On Wed, Aug 22, 2012 at 4:12 PM, Derric Atzrott datzrott@alizeepathology.com wrote:
I don't think the editor community has much reason to participate. The template creator community does. They are more than technical to understand things on wikitech-l.
AIUI the Lua idea was explicitly run past the few people who write the insanely horrible brainfuck-like ParserFunctions templates. (Is this correct?) They would be the relevant part of the editor community - most of the editor community just want the template itself to work, they neither know nor care about the details of the plumbing.
Fair enough. That satisfies my threshold for consulting the community.
If the people who would be most affected had a chance to give their input I would say that this project is good to go then.
From what I understand lua was not chosen just randomly by throwing a bunch of languages in a hat, there were many requirements, such as sandbox-ability, performance concerns, and ease of implementing resource limits, etc. If I recall lua came out the clear winner.
This also seems perfectly fair.

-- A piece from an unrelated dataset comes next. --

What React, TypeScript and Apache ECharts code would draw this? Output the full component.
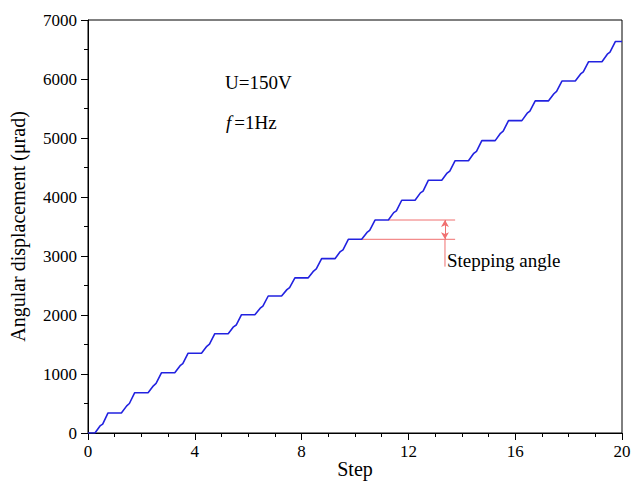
import React, { useEffect, useRef } from "react";
import * as echarts from "echarts";

const stepX = [
  0, 0.26, 0.45, 0.55, 0.75,
  1.25, 1.45, 1.55, 1.75,
  2.25, 2.45, 2.55, 2.75,
  3.25, 3.45, 3.55, 3.75,
  4.25, 4.45, 4.55, 4.75,
  5.25, 5.45, 5.55, 5.75,
  6.25, 6.45, 6.55, 6.75,
  7.25, 7.45, 7.55, 7.75,
  8.25, 8.45, 8.55, 8.75,
  9.25, 9.45, 9.55, 9.75,
  10.25, 10.45, 10.55, 10.75,
  11.25, 11.45, 11.55, 11.75,
  12.25, 12.45, 12.55, 12.75,
  13.25, 13.45, 13.55, 13.75,
  14.25, 14.45, 14.55, 14.75,
  15.25, 15.45, 15.55, 15.75,
  16.25, 16.45, 16.55, 16.75,
  17.25, 17.45, 17.55, 17.75,
  18.25, 18.45, 18.55, 18.75,
  19.25, 19.45, 19.55, 19.75,
  20,
];
const displacement = [
  0, 0, 120, 150, 340,
  340, 460, 500, 683,
  683, 800, 840, 1020,
  1020, 1140, 1175, 1352,
  1352, 1470, 1505, 1683,
  1683, 1800, 1830, 2005,
  2005, 2115, 2150, 2322,
  2322, 2430, 2465, 2630,
  2630, 2745, 2780, 2955,
  2955, 3075, 3105, 3283,
  3283, 3400, 3435, 3610,
  3610, 3735, 3765, 3945,
  3945, 4070, 4100, 4285,
  4285, 4405, 4440, 4615,
  4615, 4740, 4775, 4955,
  4955, 5080, 5115, 5295,
  5295, 5420, 5455, 5630,
  5630, 5750, 5790, 5965,
  5965, 6085, 6120, 6293,
  6293, 6420, 6455, 6635,
  6635,
];

// annotation ("Stepping angle") values
const lowerLevel = 3283;
const upperLevel = 3610;
const lowerLineX = [10.25, 13.75];
const upperLineX = [11.25, 13.75];
const arrowX = 13.37;
const arrowBottom = 2820;

const FONT = "'Liberation Serif', 'Times New Roman', serif";

export default function App() {
  const ref = useRef<HTMLDivElement>(null);
  useEffect(() => {
    if (!ref.current) return;
    const chart = echarts.init(ref.current, undefined, { renderer: "svg" });
    const trace = stepX.map((x, i) => [x, displacement[i]]);
    const red = "#f07070";
    chart.setOption({
      animation: false,
      backgroundColor: "#ffffff",
      grid: {
        left: 88,
        right: 10,
        top: 20,
        bottom: 51,
        containLabel: false,
        outerBoundsMode: "none",
        show: true,
        borderColor: "#000",
        borderWidth: 1,
        backgroundColor: "transparent",
      },
      xAxis: {
        type: "value",
        min: 0,
        max: 20,
        interval: 4,
        name: "Step",
        nameLocation: "middle",
        nameGap: 26,
        nameMoveOverlap: false,
        nameTextStyle: { fontFamily: FONT, fontSize: 20, color: "#000" },
        axisLine: { lineStyle: { color: "#000", width: 1 } },
        axisTick: { inside: false, length: 7, lineStyle: { color: "#000" } },
        minorTick: { show: true, splitNumber: 4, length: 4, lineStyle: { color: "#000" } },
        axisLabel: { fontFamily: FONT, fontSize: 17, color: "#000", margin: 10, formatter: (v: number) => String(v) },
        splitLine: { show: false },
      },
      yAxis: {
        type: "value",
        min: 0,
        max: 7000,
        interval: 1000,
        name: "Angular displacement (\u03bcrad)",
        nameLocation: "middle",
        nameGap: 60,
        nameMoveOverlap: false,
        nameTextStyle: { fontFamily: FONT, fontSize: 20, color: "#000" },
        axisLine: { lineStyle: { color: "#000", width: 1 } },
        axisTick: { inside: false, length: 7, lineStyle: { color: "#000" } },
        minorTick: { show: true, splitNumber: 2, length: 4, lineStyle: { color: "#000" } },
        axisLabel: { fontFamily: FONT, fontSize: 17, color: "#000", margin: 11, formatter: (v: number) => String(v) },
        splitLine: { show: false },
      },
      series: [
        {
          type: "line",
          data: trace,
          showSymbol: false,
          lineStyle: { color: "#2222e0", width: 1.6 },
          z: 5,
        },
        {
          type: "line",
          data: [[lowerLineX[0], lowerLevel], [lowerLineX[1], lowerLevel]],
          showSymbol: false,
          lineStyle: { color: red, width: 1 },
        },
        {
          type: "line",
          data: [[upperLineX[0], upperLevel], [upperLineX[1], upperLevel]],
          showSymbol: false,
          lineStyle: { color: red, width: 1 },
        },
        {
          type: "line",
          data: [[arrowX, arrowBottom], [arrowX, lowerLevel]],
          showSymbol: false,
          lineStyle: { color: red, width: 1 },
          markLine: {
            silent: true,
            symbol: ["arrow", "arrow"],
            symbolSize: [6, 7],
            label: { show: false },
            lineStyle: { color: red, width: 1, type: "solid" },
            data: [[{ coord: [arrowX, lowerLevel] }, { coord: [arrowX, upperLevel] }]],
          },
        },
      ],
      graphic: [
        {
          type: "text",
          left: 225,
          top: 73,
          style: { text: "U=150V", font: `19px ${FONT}`, fill: "#000" },
        },
        {
          type: "text",
          left: 226,
          top: 113,
          style: {
            text: "{i|f}=1Hz",
            font: `19px ${FONT}`,
            fill: "#000",
            rich: {
              i: { fontStyle: "italic", fontFamily: FONT, fontSize: 19, fill: "#000", padding: [0, 3, 0, 0] },
            },
          },
        },
        {
          type: "text",
          left: 447,
          top: 251,
          style: { text: "Stepping angle", font: `19px ${FONT}`, fill: "#000" },
        },
      ],
    });
    return () => chart.dispose();
  }, []);
  return (
    <div
      ref={ref}
      style={{ position: "fixed", left: 0, top: 0, width: 632, height: 484, background: "#fff" }}
    />
  );
}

My points have been refuted and I humbly accept defeat.
That said, I do agree that we should plan the roll-out rather than just tossing it over the wall -- preparing some initial documentation and tutorials to show HOW and WHY it's easier/faster than the old system would go a long way (imho) to assuage complaints of disconnect from what the community wants.

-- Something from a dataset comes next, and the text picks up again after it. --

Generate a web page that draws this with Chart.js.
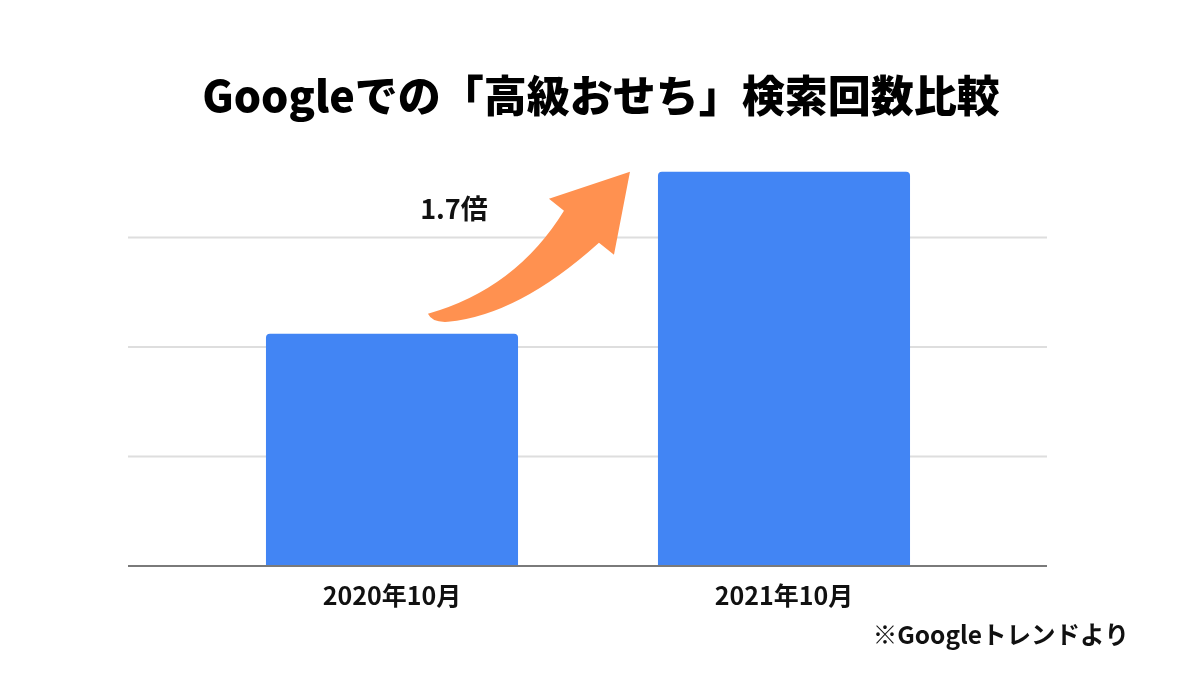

+1 million. This is a must. No one likes change, but anything we can do to make that change easier on people will make things better. The old templating system will still be functional correct?
Yes. Nothing that currently works will be removed. This just exposes Lua to people who choose to begin using it.
As far as docs go, I'd suggest looking at [[mw:Lua_scripting]] for starts[0]. It has a lot of the requirements and links to more information, including a tutorial[1].